Public shaming has been a common punishment for centuries – and it’s seeing a renaissance in the online community.

If you’ve ever seen one of Europe’s many medieval torture chambers, you were surely surprised to discover that, while many torture devices were indeed designed to inflict severe physical pain, others were designed with the express purpose of embarrassing and publicly humiliating their victims.

Though they left much of their old lives behind, Europeans settling in the New World didn’t abandon the practice of public shaming.

Indeed, public shaming was a common but dreaded punishment in North America during the 18th and 19th centuries.

Puritan settlers, for example, had a penchant for punishing transgressors with public whippings. Newspapers of the time featured accounts of the whippings, relishing in the gruesome details, such as how violently the victim squirmed.

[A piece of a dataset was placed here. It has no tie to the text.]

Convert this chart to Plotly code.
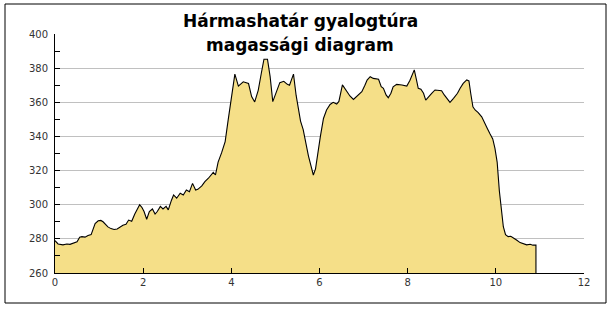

For instance, in 1742, a married woman and her gallant were accused of adultery, and subsequently sentenced to lashes at the public whipping post. The woman, instead of asking not to be whipped at all, pleaded for a private whipping in order to spare her children the mortification.  

Public shaming faced opposition in the North American colonies, and was eventually abolished.  

Benjamin Rush, one of the United States’ Founding Fathers, called for the abolition of public shaming in 1787, on the tail of an already growing opposition to the practice. By 1839, public punishments were abolished in all states with the exception of Delaware.

According to the author, opposition to public punishment wasn’t due to an observed ineffectiveness, but because it was perceived as especially brutal.

Today, public shaming is experiencing a renaissance in global online communities. Seemingly small infractions, such as a silly yet tasteless Facebook photo posted by charity worker Lindsey Stone in 2012, elicit extreme public reactions.

Her photo showed her pretending to shout and swear next to the “Silence and Respect” sign at the Tomb of the Unknown Soldier. This trivial act brought forth an army of 30,000 people requesting her termination. Another 3,000 signed a petition demanding the same.